Thursday, June 16, 2011

Teach reading to teach talking

One of the exciting things that we came across at the RTS Conference was from our short clinc session with a Dutch Speech Therapist who has worked with a number of different RTS kiddies. She has found that there are similarities between RTS and Down syndrome kiddies in terms of learning speech. And therefore techniques to support kids with Down syndrome have proved helpful to RTS kids.

Teaching reading to teach talking is probably the single most effective intervention for helping children with Down syndrome to overcome their learning difficulties. Quote Sue Buckley and Gillian Bird 

From what I understood is that the emphasis should be on helping Matt recognise the whole word, as opposed to first getting to know the letter sounds and then building those up to words. As he learns to recognise and read words, she reckons, his speech will benefit.
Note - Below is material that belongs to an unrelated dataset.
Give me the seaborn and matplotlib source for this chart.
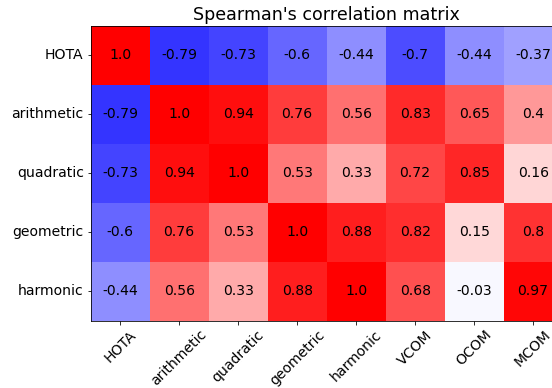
import numpy as np
import pandas as pd
import seaborn as sns
import matplotlib
matplotlib.use("Agg")
import matplotlib.pyplot as plt

rows = ["HOTA", "arithmetic", "quadratic", "geometric", "harmonic"]
cols = ["HOTA", "arithmetic", "quadratic", "geometric", "harmonic", "VCOM", "OCOM", "MCOM"]

hota = [1.0, -0.79, -0.73, -0.6, -0.44, -0.7, -0.44, -0.37]
arithmetic = [-0.79, 1.0, 0.94, 0.76, 0.56, 0.83, 0.65, 0.4]
quadratic = [-0.73, 0.94, 1.0, 0.53, 0.33, 0.72, 0.85, 0.16]
geometric = [-0.6, 0.76, 0.53, 1.0, 0.88, 0.82, 0.15, 0.8]
harmonic = [-0.44, 0.56, 0.33, 0.88, 1.0, 0.68, -0.03, 0.97]

df = pd.DataFrame([hota, arithmetic, quadratic, geometric, harmonic], index=rows, columns=cols)
labels = df.map(str).values

# rendered at 72 dpi so ticks and fonts keep their pixel sizes
fig = plt.figure(figsize=(552 / 72, 388 / 72), dpi=72)
ax = fig.add_axes([0.1643, 0.1735, 0.855, 0.7603])
sns.heatmap(df, ax=ax, cmap="bwr", vmin=-1, vmax=1, cbar=False,
            annot=labels, fmt="", annot_kws={"color": "black", "fontsize": 14})
for s in ax.spines.values():
    s.set_visible(True)
    s.set_linewidth(0.8)
ax.tick_params(axis="both", length=3.5, width=0.8, labelsize=14)
ax.set_xticklabels(cols, rotation=45, ha="center")
ax.set_yticklabels(rows, rotation=0)
ax.set_title("Spearman's correlation matrix", fontsize=17.5)
fig.savefig("out.png", dpi=72)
This ST recommended that we start a book with Matt where he participates in it's development. On each page we draw a picture that he has expressed interest in, and then write the word below it, as well as a sentence of 3 or 4 words. Basically this will be the level of his understanding, not his expressive language. As he helps create the book, the topics should inspire him and capture his attention. The benefit will come from repeated reading and seeing the words. 

I am still learning the mechanisms and process of how teaching reading supports kids in learning to talk. Here are some useful links on the topic:

http://www.down-syndrome.org/information/reading/overview/

http://www.down-syndrome.org/information/reading/early/

http://www.up-for-reading.org/down-syndrome/reading/

We got started right away, even though we were still on our trip. We talked to Matt about what he had seen during the day and created our little "book" out of a note pad. We have since put the pages into a file with some photos prints to add more fun to the story telling. Matt has really taken to it and we read this "book" whenever he wants. I hope to start on a 2nd book - focussing more on his day to day experiences.



 

6 comments:

Kelly said...

Thanks so much for sharing!

Kelly

Nicole said...

I've awarded you a blog award. http://nix-grim.blogspot.com/2011/06/occasionally-just-occasionally.html

Cheers!

Christine said...

This is such an interesting post!!!
Nathan has been working a lot with letters and numbers. He is fascinated by them and I see that he recognizes the POWER of letters. I'm hopeful that he will learn to type because he will know how to spell thus improving his communication that much more.
The other day at school, Nathan's teacher decided to start spelling because he is so interested in letters. The teacher took the letter "c" "a" "t" and repeated the word CAT. Nathan then moved the letters "a and "t" over and took the letter "o" and inserted to spell COAT. He surprised everyone!

What you posted about today makes a lot of sense and I am encouraged by it. Thanks so much for blogging about this. Matt does look super happy and I think the book idea is a fantastic one- might have to borrow that idea from you.

Carol said...

Hi Jacqui - have loved reading your posts about the conference.
I went to a Sue Buckley workshop here in April and she emailed me some presentations on reading if you're interested. Welcome to drop me a mail carol@duepoint.co.za

x

Debbie said...

A very interesting post indeed, I'd love to see Matt's book if you want to send it to school one day! He looks like he is loving it. I'm thinking we/you could do one about school (I paint at school; I read at school; I climb at school etc. etc.) I can supply you with pics:-)

Cindy said...

Beautiful book! I can see how much Matt enjoys it!